In July of 2001, eight of the group’s members, including Shavit, Yakobson, Tamir, Karelitz, and Hazony, closeted themselves in a hotel in Tiberias on the shores of the Sea of Galilee (known in Hebrew as Lake Kineret) and hammered out a document that gave voice to their shared views, and which quickly became a focus of broad popular agreement surrounding the purposes of the State of Israel. The result of their efforts, which they called the Kineret Declaration, was subsequently ratified by the members of the full committee in October 2001. Its ten sections, the product of extended negotiations, offer statements of principle affirming the essential values of Israeli society: Israel is the national home of the Jewish people. Israel is a democracy.
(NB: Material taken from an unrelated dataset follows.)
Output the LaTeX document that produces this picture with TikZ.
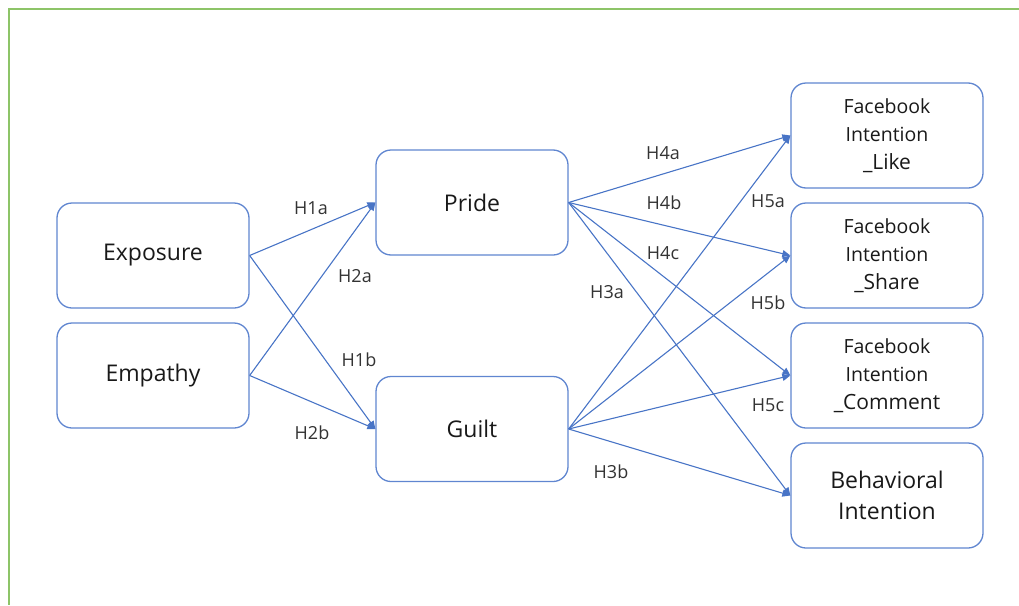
\documentclass[tikz,border=0pt]{standalone}
\usepackage{fontspec}
\setmainfont{Open Sans}
\usetikzlibrary{positioning,arrows.meta}
\definecolor{boxblue}{RGB}{96,134,208}
\definecolor{arrowblue}{RGB}{72,116,198}
\definecolor{framegreen}{RGB}{141,196,104}

\tikzset{
  construct/.style={draw=boxblue, line width=1.3pt, rounded corners=15pt,
    minimum width=192pt, minimum height=105pt, align=center, text=black!90,
    font=\fontsize{23}{31}\selectfont},
  fbbox/.style={construct, font=\fontsize{19.5}{28}\selectfont},
  hyp/.style={draw=arrowblue, line width=1.1pt, -{Triangle[length=8pt,width=7pt]}},
  hyplabel/.style={font=\fontsize{18}{20}\selectfont, text=black!80, inner sep=0pt}
}

\begin{document}
\begin{tikzpicture}[x=1pt,y=-1pt]
  % Parameters
  \def\gap{13.7pt}    % vertical gap between boxes (outer sep added)

  % Canvas and frame
  \useasboundingbox (0,0) rectangle (1019,605);
  \draw[framegreen, line width=2pt] (1019,9) -- (9,9) -- (9,605);

  % Left column
  \node[construct] (exposure) at (153,255.5) {Exposure};
  \node[construct, below=\gap of exposure] (empathy) {Empathy};

  % Middle column
  \node[construct] (pride) at (472,202.5) {Pride};
  \node[construct] (guilt) at (472,429) {Guilt};

  % Right column
  \node[fbbox] (like) at (887,135.5) {Facebook\\Intention\\{\fontsize{21}{28}\selectfont\_Like}};
  \node[fbbox, below=\gap of like] (share) {Facebook\\Intention\\{\fontsize{21}{28}\selectfont\_Share}};
  \node[fbbox, below=\gap of share] (comment) {Facebook\\Intention\\{\fontsize{21}{28}\selectfont\_Comment}};
  \node[construct, below=\gap of comment] (behav) {Behavioral\\Intention};

  % Hypothesis paths
  \foreach \s/\t in {exposure/pride, exposure/guilt, empathy/pride, empathy/guilt} {
    \draw[hyp] (\s.east) -- (\t.west);
  }
  \foreach \t in {like, share, comment, behav} {
    \draw[hyp] (pride.east) -- (\t.west);
    \draw[hyp] (guilt.east) -- (\t.west);
  }

  % Hypothesis labels
  \foreach \h/\x/\y in {H1a/311/208, H2a/355/276, H1b/359/360, H2b/312/433,
                        H4a/663/153, H4b/664/203, H4c/663/253, H3a/607/292,
                        H5a/768/201, H5b/768/303, H5c/768/405, H3b/611/472} {
    \node[hyplabel] (\h) at (\x,\y) {\h};
  }
\end{tikzpicture}
\end{document}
Israel is a Jewish state, maintaining a formal connection with the diaspora and with Jewish history and religion. Israel respects the civil rights of all citizens, Jews and non-Jews alike. Israel is committed to peaceful relations with its neighbors.
None of these represent a major departure from the beliefs of classical Zionism. But it has been a long time since these principles were presented as part of a unified position, reflecting a broad consensus of opinion in the Jewish state. Over the past generation, each of these principles has become a rallying cry for different groups seeking to alter the country’s cultural and legal makeup by arguing that these values are fundamentally irreconcilable, that a full-blown conflict between Israel’s “Jewish” and “democratic” sides is unavoidable. “There is no contradiction between Israel’s character as a Jewish state and its character as a democracy,” the declaration asserts in response. “The existence of a Jewish state does not contravene democratic values, nor does it in any way infringe on the principle of freedom or the principle of civil equality.”
Moreover, the democracy to which the signatories have committed themselves is a robust one, as is articulated at length in three of the declaration’s articles. The authors affirm the individual’s “freedom of religion and conscience, language, education, and culture,” and give their full support to the idea that Israel provides “full equality of rights for all its citizens, without distinction of religion, origin, or gender”—a statement that is particularly important in time of war, when democratic freedoms can most easily be curtailed.